In what ways do public discourses shape everyday lives, and how can we research these connections? For this seminar, Anouk de Koning comes to IMER to present findings from fieldwork in Amersterdam and Antwerp, through the concept ‘ordinary iconic figures’. Such iconic figures can be the US “welfare queen”, white Dutch “Henk and Ingrid”, or the Belgian “Flemish Interest voter”. Such iconic figures are part and parcel of public discourses, but are also taken up in policy worlds and everyday interactions. Tracing how such figures resurface in policy practices and urban lives provides insight into the connections between public discourses and everyday lives.
Coffee and tea will be served.
Anouk de Koning is Assistant Professor at the Department of Anthropology and Development Studies, Radboud University.
How are diaspora populations from South Asia portrayed in popular culture? Sándor Klapscic explores this question by looking at three autobiographical films: East is East, Bend it like Beckham, and West is West.

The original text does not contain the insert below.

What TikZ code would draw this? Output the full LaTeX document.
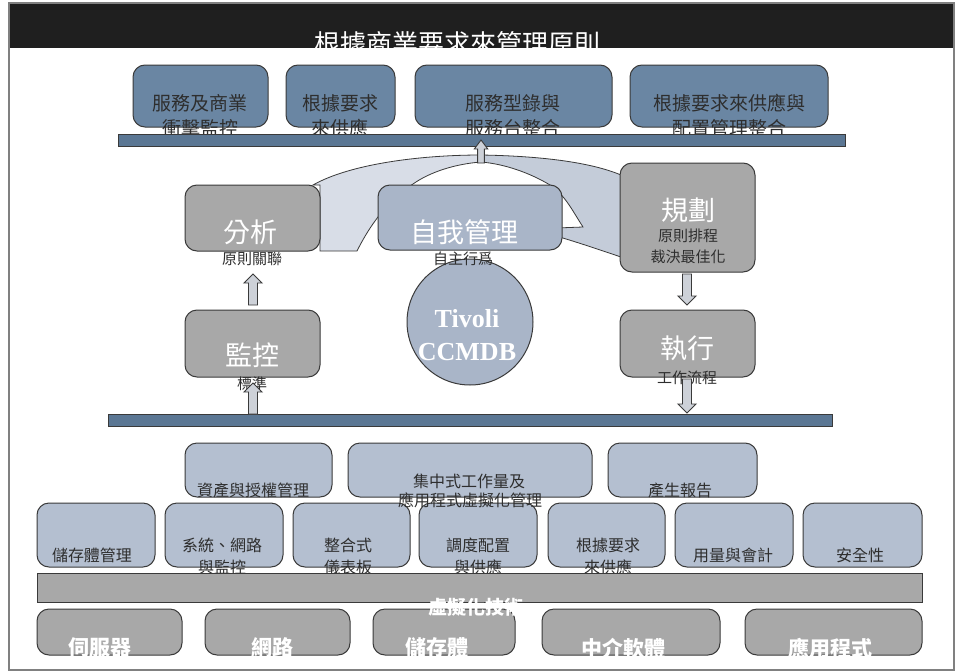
\documentclass[tikz,border=0pt]{standalone}
\usepackage{fontspec}
\setmainfont{Noto Sans CJK TC}
\newfontfamily\tivfont{Liberation Serif}
\usetikzlibrary{calc}
\definecolor{topblue}{HTML}{6A86A3}
\definecolor{barblue}{HTML}{5B7794}
\definecolor{midgray}{HTML}{A8A8A8}
\definecolor{lightblue}{HTML}{B4BFD0}
\definecolor{selfblue}{HTML}{A9B5C8}
\definecolor{bandA}{HTML}{D8DDE7}
\definecolor{bandB}{HTML}{C4CCD9}
\definecolor{edgecol}{HTML}{3A3A3A}
\definecolor{txtcol}{HTML}{2E2E2E}
\definecolor{arrowfill}{HTML}{CDD1D8}
\begin{document}
\begin{tikzpicture}[x=1pt,y=-1pt,
  rbox/.style={rounded corners=12pt, draw=edgecol, line width=1pt, inner sep=0pt},
  topbox/.style={rbox, fill=topblue},
  grybox/.style={rbox, fill=midgray},
  ltbox/.style={rbox, fill=lightblue},
  slfbox/.style={rbox, fill=selfblue},
  barsty/.style={draw=edgecol, line width=1pt, fill=barblue, inner sep=0pt},
  whitetxt/.style={text=white, inner sep=0pt, align=center},
  darktxt/.style={text=txtcol, inner sep=0pt, align=center},
  arrowsty/.style={draw=edgecol, line width=0.9pt, fill=arrowfill, line join=miter},
  bandline/.style={draw=edgecol, line width=0.8pt},
  pics/blkarrow/.style={code={
    \draw[arrowsty] (0,0) -- (9,9) -- (4.5,9) -- (4.5,#1) -- (-4.5,#1) -- (-4.5,9) -- (-9,9) -- cycle;
  }}
]
\useasboundingbox (0,0) rectangle (959,672);
\fill[white] (0,0) rectangle (959,672);
% header band and frame
\fill[black!88] (9,3) rectangle (954,48);
\draw[gray, line width=1.5pt] (9,3) rectangle (954,670);
\node[whitetxt, font=\fontsize{26}{30}\selectfont] (title) at (457,44) {根據商業要求來管理原則};

% top boxes
\node[topbox, minimum width=135pt, minimum height=62pt] (t1) at (200.5,96) {};
\node[topbox, minimum width=109pt, minimum height=62pt] (t2) at (340.5,96) {};
\node[topbox, minimum width=197pt, minimum height=62pt] (t3) at (513.5,96) {};
\node[topbox, minimum width=198pt, minimum height=62pt] (t4) at (729,96) {};
\begin{scope}[every node/.style={darktxt, font=\fontsize{19}{25}\selectfont}]
\node (t1a) at (200,103) {服務及商業};
\node (t1b) at (200,128) {衝擊監控};
\node (t2a) at (340,103) {根據要求};
\node (t2b) at (340,128) {來供應};
\node (t3a) at (513,103) {服務型錄與};
\node (t3b) at (513,128) {服務台整合};
\node (t4a) at (729,103) {根據要求來供應與};
\node (t4b) at (729,128) {配置管理整合};
\end{scope}
% top bar
\node[barsty, minimum width=727pt, minimum height=12pt] (topbar) at (481.5,140) {};

% arc bands
\path[fill=bandA, bandline] (313,185) .. controls (350,164) and (420,155) .. (481,155)
  -- (481,162) .. controls (455,164) and (430,172) .. (413,184)
  .. controls (395,196) and (375,215) .. (357,251) -- (320,251) -- (320,185) -- cycle;
\path[fill=bandB, bandline] (481,155) .. controls (540,156) and (590,162) .. (621,175)
  -- (621,257) .. controls (600,250) and (580,243) .. (556,236) -- (556,228) -- (583,227)
  .. controls (572,210) and (565,195) .. (550,185) .. controls (530,173) and (505,164) .. (481,162) -- cycle;
% small up arrow into top bar
\pic[xscale=0.75] at (481,140) {blkarrow=23};

% middle boxes
\node[grybox, minimum width=135pt, minimum height=66pt] (fenxi) at (252.5,218) {};
\node[slfbox, minimum width=184pt, minimum height=65pt] (ziwo) at (470,217.5) {};
\node[grybox, minimum width=135pt, minimum height=109pt] (guihua) at (687.5,217.5) {};
\node[grybox, minimum width=135pt, minimum height=67pt] (jiankong) at (252.5,343.5) {};
\node[grybox, minimum width=135pt, minimum height=67pt] (zhixing) at (687.5,343.5) {};
\node[circle, draw=edgecol, line width=1pt, fill=selfblue, minimum size=126pt, inner sep=0pt] (tivoli) at (470,322) {};

\begin{scope}[every node/.style={whitetxt, font=\fontsize{27}{30}\selectfont}]
\node (fenxiT) at (250,232) {分析};
\node (ziwoT) at (464,232) {自我管理};
\node (guihuaT) at (688,210) {規劃};
\node (jiankongT) at (252,355) {監控};
\node (zhixingT) at (687,348) {執行};
\end{scope}
\begin{scope}[every node/.style={darktxt, font=\fontsize{15}{21}\selectfont}]
\node (fenxiS) at (252,259) {原則關聯};
\node (ziwoS) at (463,259) {自主行爲};
\node (guihuaS1) at (688,236) {原則排程};
\node (guihuaS2) at (688,257) {裁決最佳化};
\node (jiankongS) at (252,384) {標準};
\node (zhixingS) at (687,378) {工作流程};
\end{scope}
\node[whitetxt, font=\tivfont\bfseries\fontsize{26}{30}\selectfont] (tivA) at (467,319) {Tivoli};
\node[whitetxt, font=\tivfont\bfseries\fontsize{26}{30}\selectfont] (tivB) at (467,352) {CCMDB};

% middle bar
\node[barsty, minimum width=724pt, minimum height=12pt] (midbar) at (470,420) {};

% block arrows
\pic at (253,274) {blkarrow=31};
\pic at (253,383) {blkarrow=31};
\pic[rotate=180] at (687,305) {blkarrow=31};
\pic[rotate=180] at (687,413) {blkarrow=34};

% lower row 1
\node[ltbox, minimum width=147pt, minimum height=54pt] (asset) at (258.5,470) {};
\node[ltbox, minimum width=244pt, minimum height=54pt] (central) at (470,470) {};
\node[ltbox, minimum width=149pt, minimum height=54pt] (report) at (682.5,470) {};
% lower row 2
\node[ltbox, minimum width=118pt, minimum height=64pt] (stmgmt) at (96,535) {};
\node[ltbox, minimum width=118pt, minimum height=64pt] (sysnet) at (224,535) {};
\node[ltbox, minimum width=117pt, minimum height=64pt] (dash) at (351.5,535) {};
\node[ltbox, minimum width=118pt, minimum height=64pt] (dispatch) at (478,535) {};
\node[ltbox, minimum width=117pt, minimum height=64pt] (ondemand) at (606.5,535) {};
\node[ltbox, minimum width=118pt, minimum height=64pt] (usage) at (734,535) {};
\node[ltbox, minimum width=119pt, minimum height=64pt] (security) at (862.5,535) {};
\begin{scope}[every node/.style={darktxt, font=\fontsize{16}{20}\selectfont}]
\node (assetT) at (253,490) {資產與授權管理};
\node (centralA) at (469,481) {集中式工作量及};
\node (centralB) at (470,500) {應用程式虛擬化管理};
\node (reportT) at (680,490) {產生報告};
\node (stmgmtT) at (92,555) {儲存體管理};
\node (sysnetA) at (222,545) {系統、網路};
\node (sysnetB) at (222,567) {與監控};
\node (dashA) at (348,545) {整合式};
\node (dashB) at (348,567) {儀表板};
\node (dispatchA) at (478,545) {調度配置};
\node (dispatchB) at (478,567) {與供應};
\node (ondemandA) at (608,545) {根據要求};
\node (ondemandB) at (608,567) {來供應};
\node (usageT) at (733,555) {用量與會計};
\node (securityT) at (860,555) {安全性};
\end{scope}

% virtualization bar
\node[draw=edgecol, line width=1pt, fill=midgray, minimum width=885pt, minimum height=29pt, inner sep=0pt] (virt) at (479.5,587.5) {};
% bottom row
\node[grybox, minimum width=145pt, minimum height=46pt] (server) at (109.5,632) {};
\node[grybox, minimum width=145pt, minimum height=46pt] (network) at (277.5,632) {};
\node[grybox, minimum width=142pt, minimum height=46pt] (storage) at (444,632) {};
\node[grybox, minimum width=178pt, minimum height=46pt] (middle) at (631,632) {};
\node[grybox, minimum width=177pt, minimum height=46pt] (apps) at (833.5,632) {};
\node[whitetxt, font=\bfseries\fontsize{19}{22}\selectfont] (virtT) at (476,607) {虛擬化技術};
\begin{scope}[every node/.style={whitetxt, font=\bfseries\fontsize{21}{24}\selectfont}]
\node (serverT) at (100,648) {伺服器};
\node (networkT) at (272,648) {網路};
\node (storageT) at (437,648) {儲存體};
\node (middleT) at (623,648) {中介軟體};
\node (appsT) at (830,648) {應用程式};
\end{scope}
\end{tikzpicture}
\end{document}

To what extent do the characters hold on to their original culture, and to what extent do they accept the new culture and the host community’s values? Through a detailed analysis of these films, Klapscik argues that filmic analysis can help us to shed light on acculturation processes in diaspora communities.

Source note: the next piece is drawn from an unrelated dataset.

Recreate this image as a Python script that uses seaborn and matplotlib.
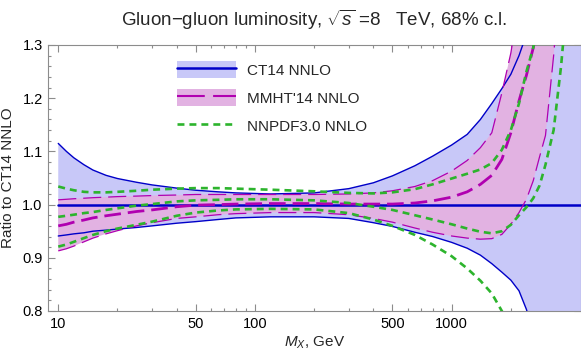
import matplotlib
matplotlib.use("Agg")
import matplotlib.pyplot as plt
import seaborn as sns
import pandas as pd
from matplotlib.patches import Patch
from matplotlib.lines import Line2D
from matplotlib.legend_handler import HandlerTuple
from matplotlib.ticker import FixedLocator, FixedFormatter, MultipleLocator, FormatStrFormatter

# ---------------- data ----------------
mass = [10, 11, 12, 13.5, 15, 17.5, 20, 25, 30, 40, 50, 65, 80, 120, 200, 300, 400, 500,
        650, 800, 1000, 1200, 1400, 1600, 1800, 2000, 2200, 2400, 2600, 2800, 3000, 3300,
        3600, 4000, 4600]

ct14_up = [1.115, 1.100, 1.088, 1.075, 1.065, 1.055, 1.049, 1.042, 1.037, 1.031, 1.027, 1.024,
           1.022, 1.020, 1.022, 1.030, 1.041, 1.054, 1.073, 1.091, 1.112, 1.132, 1.160, 1.190,
           1.218, 1.245, 1.280, 1.320, 1.370, 1.430, 1.500, 1.620, 1.750, 1.900, 2.200]
ct14_lo = [0.941, 0.943, 0.945, 0.947, 0.950, 0.952, 0.954, 0.957, 0.960, 0.965, 0.968, 0.972,
           0.975, 0.977, 0.977, 0.974, 0.966, 0.959, 0.948, 0.940, 0.929, 0.918, 0.905, 0.889,
           0.873, 0.858, 0.838, 0.803, 0.760, 0.700, 0.600, 0.500, 0.400, 0.300, 0.200]
ct14_c = [1.0] * len(mass)

mmht_c = [0.960, 0.963, 0.967, 0.971, 0.975, 0.979, 0.982, 0.987, 0.990, 0.996, 0.999, 1.000,
          1.001, 1.002, 1.002, 1.001, 1.001, 1.001, 1.003, 1.007, 1.014, 1.024, 1.038, 1.055,
          1.085, 1.135, 1.195, 1.243, 1.295, 1.350, 1.450, 1.600, 1.750, 1.900, 2.100]
mmht_up = [1.009, 1.010, 1.011, 1.012, 1.013, 1.014, 1.015, 1.016, 1.017, 1.018, 1.019, 1.019,
           1.019, 1.019, 1.019, 1.020, 1.022, 1.026, 1.034, 1.045, 1.063, 1.083, 1.107, 1.135,
           1.210, 1.285, 1.380, 1.500, 1.620, 1.750, 2.000, 2.300, 2.600, 3.000, 3.500]
mmht_lo = [0.913, 0.917, 0.922, 0.930, 0.937, 0.945, 0.951, 0.960, 0.966, 0.974, 0.977, 0.981,
           0.983, 0.985, 0.985, 0.981, 0.974, 0.967, 0.956, 0.948, 0.941, 0.937, 0.935, 0.936,
           0.944, 0.963, 0.985, 1.010, 1.045, 1.090, 1.130, 1.280, 1.450, 1.600, 1.800]

nnpdf_up = [1.034, 1.030, 1.027, 1.024, 1.023, 1.023, 1.024, 1.026, 1.028, 1.030, 1.031, 1.031,
            1.030, 1.028, 1.025, 1.022, 1.021, 1.023, 1.029, 1.038, 1.049, 1.058, 1.066, 1.078,
            1.103, 1.140, 1.190, 1.250, 1.295, 1.370, 1.450, 1.600, 1.750, 1.900, 2.100]
nnpdf_mid = [0.977, 0.979, 0.981, 0.984, 0.986, 0.990, 0.993, 0.998, 1.001, 1.006, 1.008, 1.009,
             1.010, 1.010, 1.008, 1.003, 0.996, 0.990, 0.980, 0.972, 0.963, 0.955, 0.949, 0.946,
             0.950, 0.962, 0.980, 0.995, 1.012, 1.036, 1.075, 1.140, 1.260, 1.450, 1.650]
nnpdf_lo = [0.921, 0.925, 0.930, 0.937, 0.943, 0.950, 0.955, 0.962, 0.968, 0.979, 0.985, 0.989,
            0.991, 0.992, 0.991, 0.984, 0.972, 0.960, 0.943, 0.925, 0.903, 0.880, 0.857, 0.833,
            0.800, 0.770, 0.730, 0.690, 0.640, 0.590, 0.540, 0.450, 0.350, 0.250, 0.150]

x_major = [10, 50, 100, 500, 1000]
x_major_labels = ["10", "50", "100", "500", "1000"]
x_minor = [20, 30, 40, 60, 70, 80, 90, 200, 300, 400, 600, 700, 800, 900, 2000, 3000, 4000]

labels = ["CT14 NNLO", "MMHT'14 NNLO", "NNPDF3.0 NNLO"]
title = "Gluon\u2212gluon luminosity, $\\sqrt{s}$ =8   TeV, 68% c.l."

# ---------------- style ----------------
sns.set_style("ticks")
plt.rcParams["font.family"] = ["Liberation Sans", "DejaVu Sans"]
plt.rcParams["mathtext.fontset"] = "custom"
plt.rcParams["mathtext.rm"] = "Liberation Sans"
plt.rcParams["mathtext.it"] = "Liberation Sans:italic"
plt.rcParams["lines.scale_dashes"] = False

BLUE = "#0000C8"
BLUE_FILL = "#C8C8F8"
PINK_FILL = "#E2B2E2"
MAG = "#B000B0"
GREEN = "#2DB42D"
FRAME = "#8C8C8C"

fig = plt.figure(figsize=(5.81, 3.55), dpi=100)
ax = fig.add_axes([48.3 / 581, 1 - 311 / 355, (580.5 - 48.3) / 581, 266 / 355])

df = pd.DataFrame(dict(mass=mass, ct14_up=ct14_up, ct14_lo=ct14_lo, ct14_c=ct14_c,
                       mmht_c=mmht_c, mmht_up=mmht_up, mmht_lo=mmht_lo,
                       nnpdf_up=nnpdf_up, nnpdf_mid=nnpdf_mid, nnpdf_lo=nnpdf_lo))

ax.fill_between(df["mass"], df["ct14_lo"], df["ct14_up"], color=BLUE_FILL, lw=0, zorder=1)
ax.fill_between(df["mass"], df["mmht_lo"], df["mmht_up"], color=PINK_FILL, lw=0, zorder=2)

def draw(col, color, lw, dashes=None, z=3):
    sns.lineplot(data=df, x="mass", y=col, ax=ax, color=color, lw=lw,
                 estimator=None, sort=False, zorder=z)
    ln = ax.lines[-1]
    if dashes is not None:
        ln.set_dashes(dashes)
    ln.set_dash_capstyle("butt")
    ln.set_solid_joinstyle("round")

draw("ct14_up", BLUE, 1.0)
draw("ct14_lo", BLUE, 1.0)
draw("ct14_c", BLUE, 1.8)
draw("mmht_up", MAG, 0.9, (13, 5), z=4)
draw("mmht_lo", MAG, 0.9, (13, 5), z=4)
draw("mmht_c", MAG, 2.0, (12, 5), z=4)
draw("nnpdf_up", GREEN, 1.9, (5, 3.6), z=5)
draw("nnpdf_mid", GREEN, 1.9, (5, 3.6), z=5)
draw("nnpdf_lo", GREEN, 1.9, (5, 3.6), z=5)

ax.set_xscale("log")
ax.set_xlim(8.9, 4520)
ax.set_ylim(0.8, 1.3)

ax.xaxis.set_major_locator(FixedLocator(x_major))
ax.xaxis.set_major_formatter(FixedFormatter(x_major_labels))
ax.xaxis.set_minor_locator(FixedLocator(x_minor))
ax.xaxis.set_minor_formatter(FixedFormatter([""] * len(x_minor)))
ax.yaxis.set_major_locator(MultipleLocator(0.1))
ax.yaxis.set_minor_locator(MultipleLocator(0.02))
ax.yaxis.set_major_formatter(FormatStrFormatter("%.1f"))

ax.tick_params(which="both", direction="in", top=True, right=True, color=FRAME,
               labelsize=10.5, labelcolor="black", width=0.8)
ax.tick_params(which="major", length=5, pad=4)
ax.tick_params(which="minor", length=2.5)
for s in ax.spines.values():
    s.set_color(FRAME)
    s.set_linewidth(0.8)

ax.set_xlabel("$M_X$, GeV", fontsize=11, labelpad=3)
ax.set_ylabel("Ratio to CT14 NNLO", fontsize=11, labelpad=5)
ax.set_title(title, fontsize=13.5, pad=13.5)

# legend
h1 = (Patch(facecolor=BLUE_FILL, edgecolor="none"), Line2D([], [], color=BLUE, lw=1.8))
h2 = (Patch(facecolor=PINK_FILL, edgecolor="none"),
      Line2D([], [], color=MAG, lw=1.5, dashes=(20, 6)))
h3 = Line2D([], [], color=GREEN, lw=1.9, dashes=(5, 3.6))
ax.legend([h1, h2, h3], labels, handler_map={tuple: HandlerTuple(ndivide=1, pad=0)},
          loc="upper left", bbox_to_anchor=(0.241, 0.941), frameon=False,
          borderpad=0, borderaxespad=0, fontsize=11, handlelength=3.9,
          handleheight=1.4, handletextpad=0.7, labelspacing=0.68)

fig.savefig("out.png", dpi=100)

The seminar takes place in the Seminar Room at the Department of Sociology, Rosenberggata 39, on the 15th of February from 14.15 to 16.00.
Sándor Klapcsik is assistant professor at the Technical University of Liberect. He is a guest researcher at IMER Bergen in February.
Are values transmitted from one generation to the other, or do they change? Are there differences between groups in how values are transmitted between generations? For this lunch seminar, Rebecca Dyer Ånensen will present findings from her PhD-project, which is part of a larger study on the transition to adulthood in Norway and the UK. The broader study looks at three-generation families, and investigates the transmission of values between these generations. Ånensen’s project adds an immigrant perspective, by investigating inter-generational value transmission in families of immigrant origin (from Pakistan and Vietnam). How does the transmission of values look in these families, and how does it compare with the transmission of values in families from majority population?
The seminar takes place at the seminar room at Sosiologisk institutt, Rosenberggata 39, from 12.30 to 14.00. A lunch will be served.
Rebecca Dyer Ånensen is a PhD candidate at the Department of Sociology, UiB.